:: Task description ::
Pictures are not part of the copy. Retype the lines from the first one through the line that contains "import * as d3".

# Given information start

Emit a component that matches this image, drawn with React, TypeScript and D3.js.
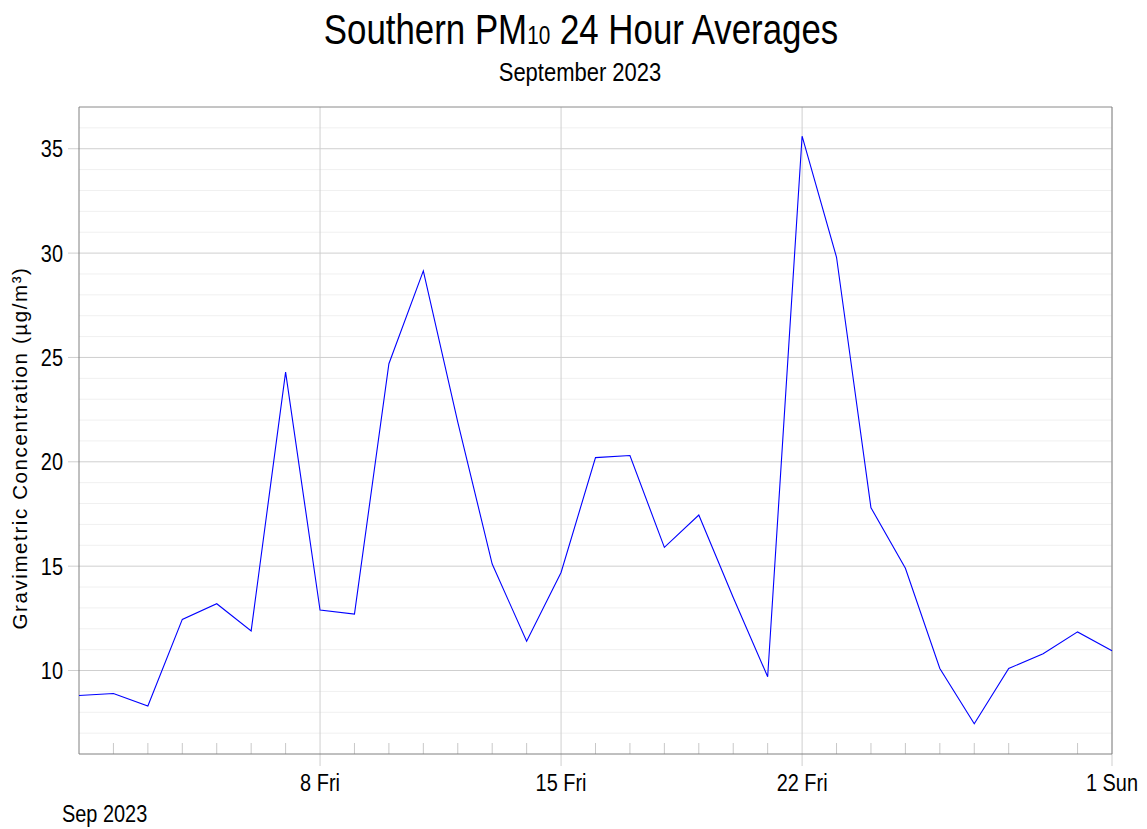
import * as React from 'react';
import * as d3 from "d3";

// daily 24h averages, Sep 1 .. Oct 1 2023
const dayLabels: string[] = [
    "2023-09-01", "2023-09-02", "2023-09-03", "2023-09-04", "2023-09-05", "2023-09-06", "2023-09-07",
    "2023-09-08", "2023-09-09", "2023-09-10", "2023-09-11", "2023-09-12", "2023-09-13", "2023-09-14",
    "2023-09-15", "2023-09-16", "2023-09-17", "2023-09-18", "2023-09-19", "2023-09-20", "2023-09-21",
    "2023-09-22", "2023-09-23", "2023-09-24", "2023-09-25", "2023-09-26", "2023-09-27", "2023-09-28",
    "2023-09-29", "2023-09-30", "2023-10-01"
];
const pm10Values: number[] = [
    8.8, 8.9, 8.3, 12.45, 13.2, 11.9, 24.3,
    12.9, 12.7, 24.7, 29.15, 21.9, 15.1, 11.4,
    14.7, 20.2, 20.3, 15.9, 17.45, 13.5, 9.7,
    35.6, 29.8, 17.8, 14.9, 10.1, 7.45, 10.1,
    10.8, 11.85, 10.95
];
const yMajorTicks: number[] = [10, 15, 20, 25, 30, 35];
const xMajorTicks: string[] = ["2023-09-08", "2023-09-15", "2023-09-22", "2023-10-01"];
const xMajorLabels: string[] = ["8 Fri", "15 Fri", "22 Fri", "1 Sun"];

const parse = d3.timeParse("%Y-%m-%d");

interface Point {
    x: Date;
    y: number;
}

const FONT = "'Liberation Sans', Arial, sans-serif";
const SQUEEZE = 0.83;

// arial-narrow look: regular sans squeezed horizontally
function NarrowText(p: { x: number; y: number; size: number; anchor?: string; children: React.ReactNode }) {
    return (
        <g transform={`translate(${p.x},${p.y}) scale(${SQUEEZE},1)`}>
            <text x={0} y={0} textAnchor={p.anchor || "start"} fontFamily={FONT} fontSize={p.size} fill="#000">
                {p.children}
            </text>
        </g>
    );
}

export default function App() {
    const width = 1147;
    const height = 829;
    const m = { left: 79, right: 1112, top: 107, bottom: 754 };

    const scaleX = d3.scaleTime()
        .domain([parse("2023-09-01")!, parse("2023-10-01")!])
        .range([m.left, m.right]);
    const scaleY = d3.scaleLinear()
        .domain([6, 37])
        .range([m.bottom, m.top]);

    const points: Point[] = dayLabels.map((d, i) => ({ x: parse(d)!, y: pm10Values[i] }));

    const line = d3.line<Point>()
        .curve(d3.curveLinear)
        .x(p => scaleX(p.x))
        .y(p => scaleY(p.y));

    const minorY = d3.range(7, 37).filter(v => v % 5 !== 0);
    const days = d3.timeDay.range(parse("2023-09-02")!, parse("2023-10-01")!);
    const majorDates = xMajorTicks.map(d => parse(d)!);

    return (
        <svg width={width} height={height} style={{ position: "absolute", left: 0, top: 0 }}>
            <rect x={0} y={0} width={width} height={height} fill="#fff" />
            {/* title */}
            <NarrowText x={581} y={44} size={42} anchor="middle">
                Southern PM<tspan fontSize={25}>10</tspan> 24 Hour Averages
            </NarrowText>
            <NarrowText x={580} y={81} size={26.5} anchor="middle">September 2023</NarrowText>

            {/* minor grid */}
            {minorY.map(v => (
                <line key={"my" + v} x1={m.left} x2={m.right} y1={scaleY(v)} y2={scaleY(v)}
                    stroke="#f0f0f0" strokeWidth={1} />
            ))}
            {/* major grid */}
            {yMajorTicks.map(v => (
                <g key={"y" + v}>
                    <line x1={m.left - 11} x2={m.right} y1={scaleY(v)} y2={scaleY(v)}
                        stroke="#cfcfcf" strokeWidth={1} />
                    <NarrowText x={63} y={scaleY(v) + 8.5} size={24} anchor="end">{v}</NarrowText>
                </g>
            ))}
            {majorDates.map((d, i) => (
                <g key={"x" + i}>
                    <line x1={scaleX(d)} x2={scaleX(d)} y1={m.top} y2={m.bottom + 12}
                        stroke="#cfcfcf" strokeWidth={1} />
                    <NarrowText x={scaleX(d)} y={791} size={24} anchor="middle">{xMajorLabels[i]}</NarrowText>
                </g>
            ))}
            {days.filter(d => d.getDate() % 7 !== 1).map((d, i) => (
                <line key={"d" + i} x1={scaleX(d)} x2={scaleX(d)} y1={m.bottom - 11} y2={m.bottom}
                    stroke="#c8c8c8" strokeWidth={1} />
            ))}
            <NarrowText x={62} y={822} size={24}>Sep 2023</NarrowText>

            {/* frame */}
            <line x1={m.left} x2={m.right} y1={m.top} y2={m.top} stroke="#8a8a8a" />
            <line x1={m.right} x2={m.right} y1={m.top} y2={m.bottom} stroke="#8a8a8a" />
            <line x1={m.left} x2={m.left} y1={m.top} y2={m.bottom} stroke="#808080" />
            <line x1={m.left} x2={m.right} y1={m.bottom} y2={m.bottom} stroke="#808080" />

            <path fill="none" d={line(points) || undefined} stroke="#0000ff" strokeWidth={1.1} />

            <text transform={`translate(27,${448}) rotate(-90)`} textAnchor="middle"
                fontFamily={FONT} fontSize={20.5} letterSpacing={1.6} fill="#000">
                Gravimetric Concentration (µg/m³)
            </text>
        </svg>
    );
}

# Given information end

:: Answer to this task ::
Emit a component that matches this image, drawn with React, TypeScript and D3.js.
import * as React from 'react';
import * as d3 from "d3";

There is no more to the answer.